Many Cheeseheads are going to complain about Scott Tolzien today. I can see the bloviating no-nothings and their on-line commentary already. Thompson and McCarthy must be fired because all they had left was Tolzien. To all of those people, I say “please shut the hell up. You know nothing.” I watched Tolzien lead the Wisconsin Badgers and I found him to be a pretty good quarterback. To be elevated from the practice squad and be charged with running the Packer offense in the span of five days, I would have to grade him A+. Yes, he threw that pick in the end zone. That was a tight, tight play and he might have put that ball a bit higher but it was still a great throw. Let me throw this out there: if that pass doesn’t come up slightly short, if the refs confirm that TD Jordy makes and if the referees understood exactly how to identify pass interference, Scott Tolzien pulls out this win. Yes, as awful as the defense played in the second half, only a few plays on offense meant the difference between an awful defeat and an inspiring victory.

I have to talk about the injuries. The most obvious one was to Wallace and that hurt but you know what? I think that was a positive. If we count the pre-season QB’s, Tolzien was the SIXTH STRING quarterback (Rodgers, Wallace, Young, Harrell, Coleman ahead of him) and I contend he acquitted himself well. No, I think the other injuries were much, much worse. Aside from Wallace, you had Evan Dietrich Smith go out, which shifted the offensive line around and allowed human sieve Marshall Newhouse into the lineup. You had Johnny Jolly go down which limited the D-line rotation. You had Perry get dinged which allowed Matthews to get double-teamed. You had Barclay get hurt and then we had an offensive line in complete chaos. You had the recently-returned Hayward limp off and now your secondary isn’t supporting the run anymore. We’ll have to await the official injury report but you just can’t continue to lose players until “next man up” becomes “who the hell do we have left? At the end of the game, by the count of Brother Russ (official statistician here at The MMQB), the only starters on offense left from the first day of camp were Jones, Nelson, Lang and Sitton. Hard to win with that kind of devastation.

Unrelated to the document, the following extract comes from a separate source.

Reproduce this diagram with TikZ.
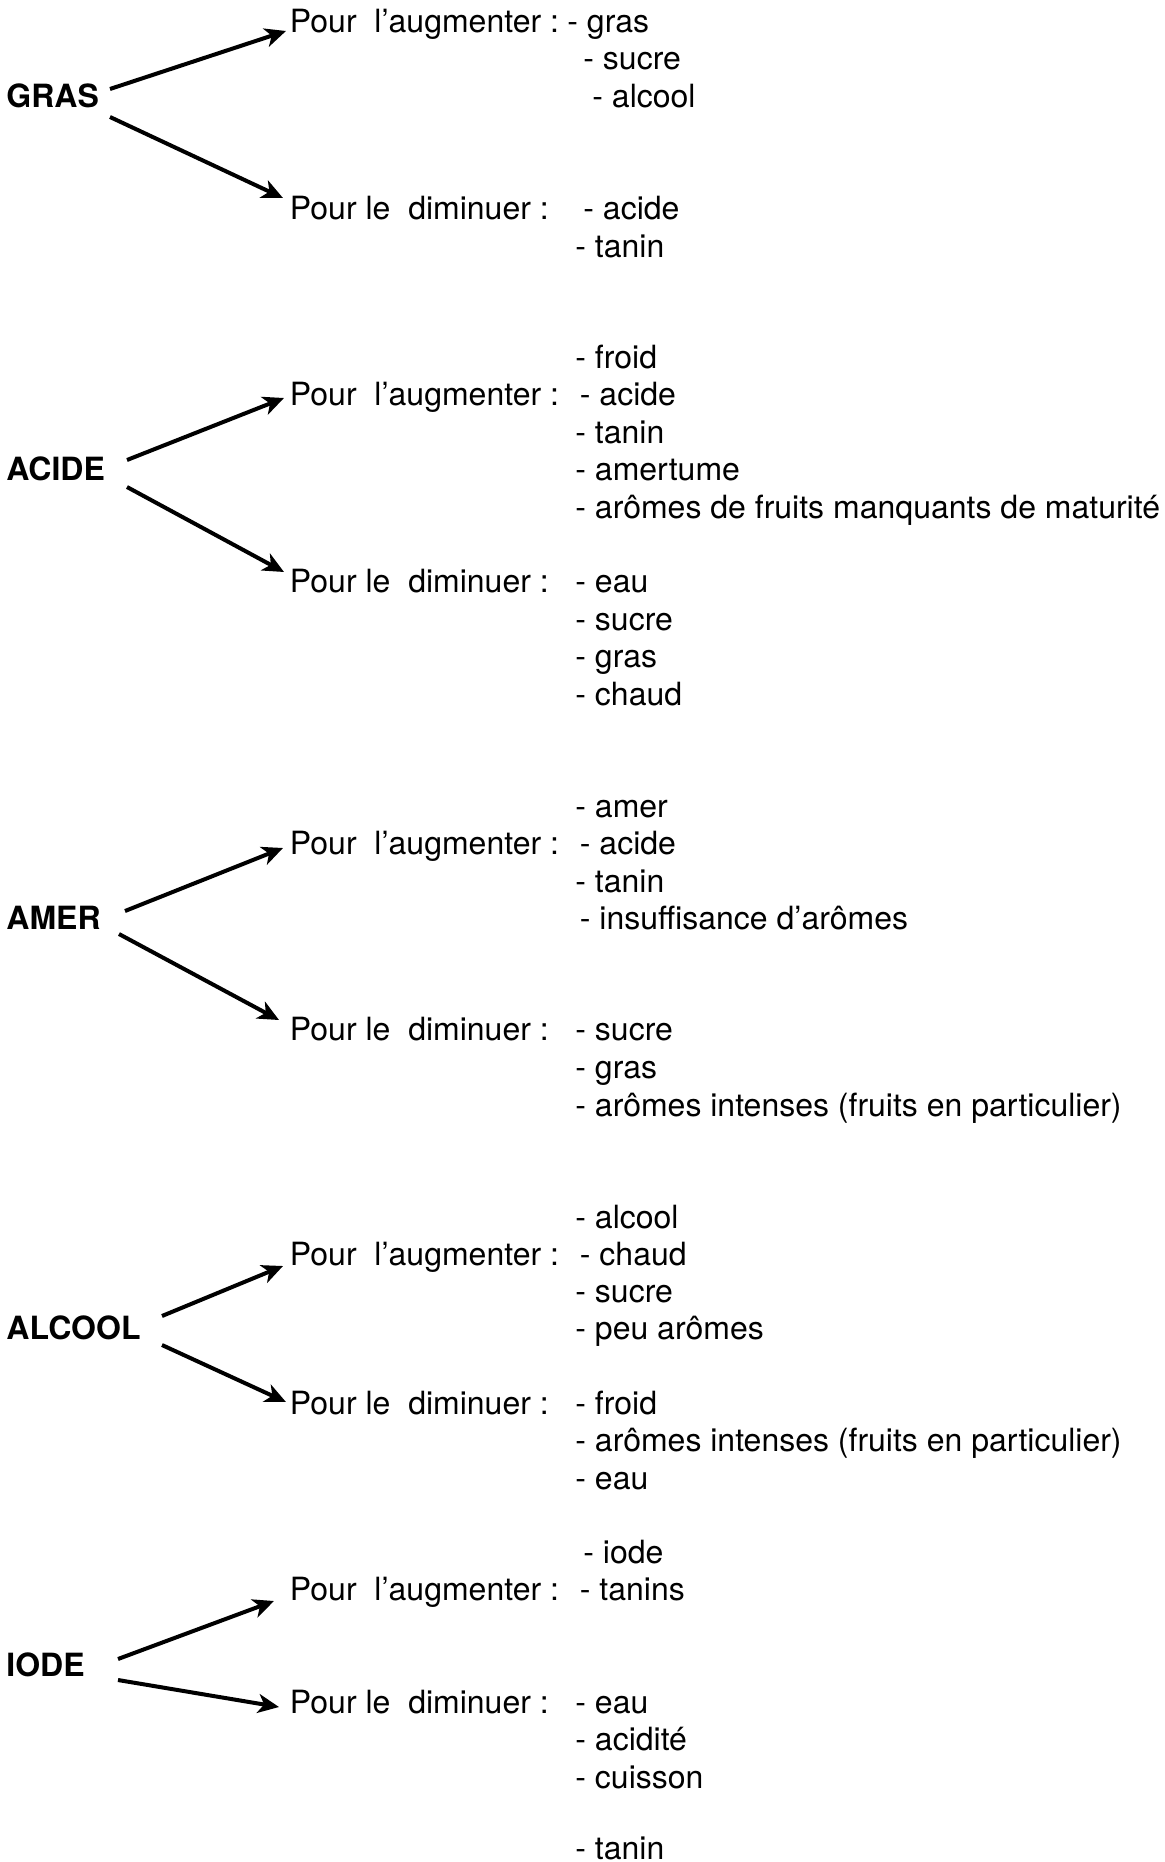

We’ll see what the injury report looks like (I half expected the Packers to ask for volunteers from the fans at Lambeau to finish the game) to see what next week will look like. In this war of attrition, Green Bay is losing. Tolzien will be the starter next week and rightly so. Who will be filling the other 21 starting spots is up in the air. If the Packers could squeak out a few victories while their QB healed, we had a shot. It’s no longer about Rodgers - it’s about the defense and the third- and fourth-string players now taking the field.